After converting my model block to include target += reduce_sum() calls and compiling the model in cmdstanr with cpp_options = list(stan_threads = TRUE) (and setting grainsize=1 in the model block), fitting takes significantly longer. Has anyone had this experience? Without going into the details of the model, are there common problems I may be overlooking?

Thank you all for your time.

EDIT: this is covered in a number of standard discussions of within-chain parallelization. Models with large numbers of parameters and simple likelihoods are not conducive to threading. This is the main reason why I’m not seeing the benefit. Thanks everyone.

Thats 1 element per thread so if you are only doing something like a non expensive lpdf inside the reduce sum call that is going to make a lot of overhead per thread spinup. Have you tried setting the grain size much higher? Note you do need a good bit of operations per group to see a benefit from parallelising the lpdf

I was under the impression that grainsize = 1 indicated that the grainsize is chosen automatically (see here). I added some print statements in the partial sum function and found the groups were sized around 3 or 4. But your point about operations per group is well taken. In fact, I found this discussion which covers exactly what you mentioned.

Maybe have a look here:

1 Like

Thank you for the link. I still don’t have intuition about exactly when the overhead outweighs parallelization. The bottom line is that I need to iterate on my model if I want to experience the benefits of threading.

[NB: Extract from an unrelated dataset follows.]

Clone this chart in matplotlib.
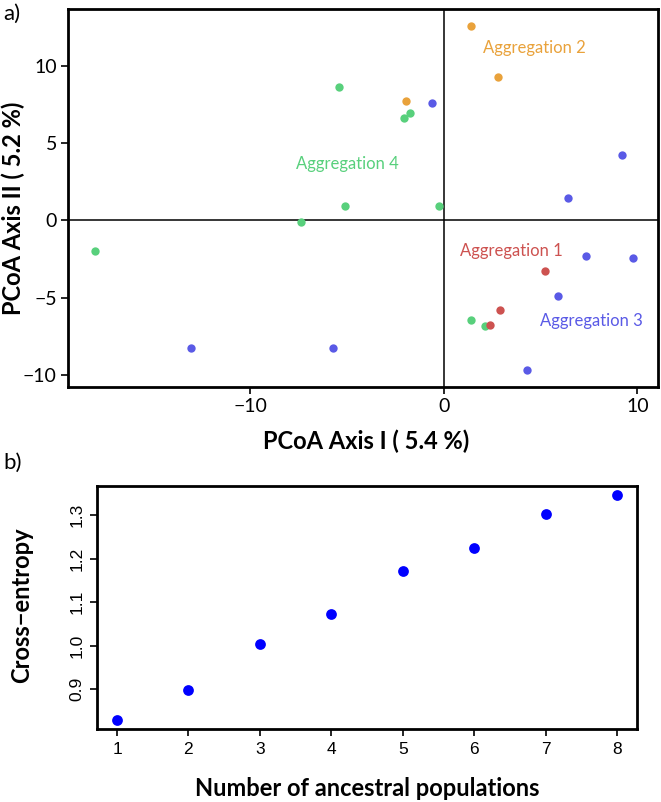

just compare the model performance to the case of no threading at all. So replace the reduce_sum call by a call to the partial log-lik evaluating the full thing at once. If you beat this runtime with multiple cores in use, then you are good.

I see many people getting carried away from optimizing the grainsize. That’s not spend resource in a wise way. Just get the grainsize roughly ok in a way so that you speedup. All you need is to get to a point where you can work efficiently. Either by brute force (within-chain threading), subsetting your data cleverly, tuning the model or model things better. I warn most people from over-engineering “grainsize”. Do not forget the other factors. Have you already profiled your likelihood evaluation so that you know what you are paying your performance for?


idt there is an exact answer that doesn’t require a lot of work for every particular function and compute environment. For a start you need to benchmark how much it costs to setup the multi-threaded environment like the cost of copying any data necessary for individual threads, launching threads, shutting down threads, collecting threads results.

I’d follow @wds15’s answer ^ to test it vs. no threading and try a handful of grain sizes.